Diversity in skill level is one of the largest problems in the classroom today as differences in ability stagnate in how the teacher teaches the class. The teacher typically has to decide if it is more important to allow the top students to excel or to catch up the bottom students to the standard. Implementing technology allows the teacher to educate the entire spectrum of students to the fullest without taking away from their education while also accommodating the students that have impairments (Biancarosa). New and more efficient techniques can quickly be researched and creating new content is now accessible by educators. Privacy is also a large plus. From experiences in the classroom, it is clear that often times, students aren’t able to articulate themselves in fear of the opinion of their classmates. With technology, privacy can be kept while the student continues to learn.

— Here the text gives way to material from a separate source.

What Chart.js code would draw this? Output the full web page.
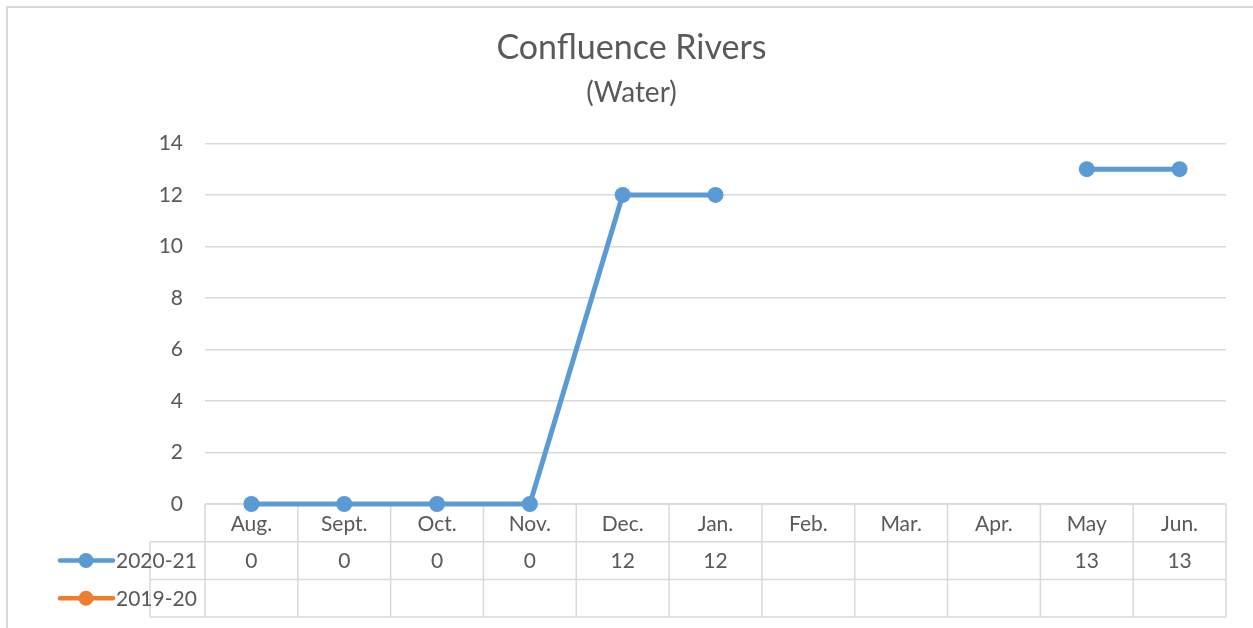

This however creates a new problem. A gap in economic status may influence the ability of students to utilize technology. Students on the lower end of the economic status may not be able to purchase the up to date technologies and may rely on technology that has already become obsolete (Biancarosa). New technologies will only continue to widen this gap. The simple solution to this is that schools and districts must subsidize these tools for the students. It should not be the responsibility of the students and their families to supply what is fundamental to a modern classroom. This does expose a larger societal problem that cannot be simply addressed. Economic division in education has always prevailed and technology has the possibility of damaging it (Goldin). Between richer and poorer districts, a division of technology will be apparent and skill levels will ultimately be significantly different. This is however a reality that revolves around society and the basis of a capitalistic nation. It is a fact that must be accepted and looked over in order to maintain a competitor in the international education race.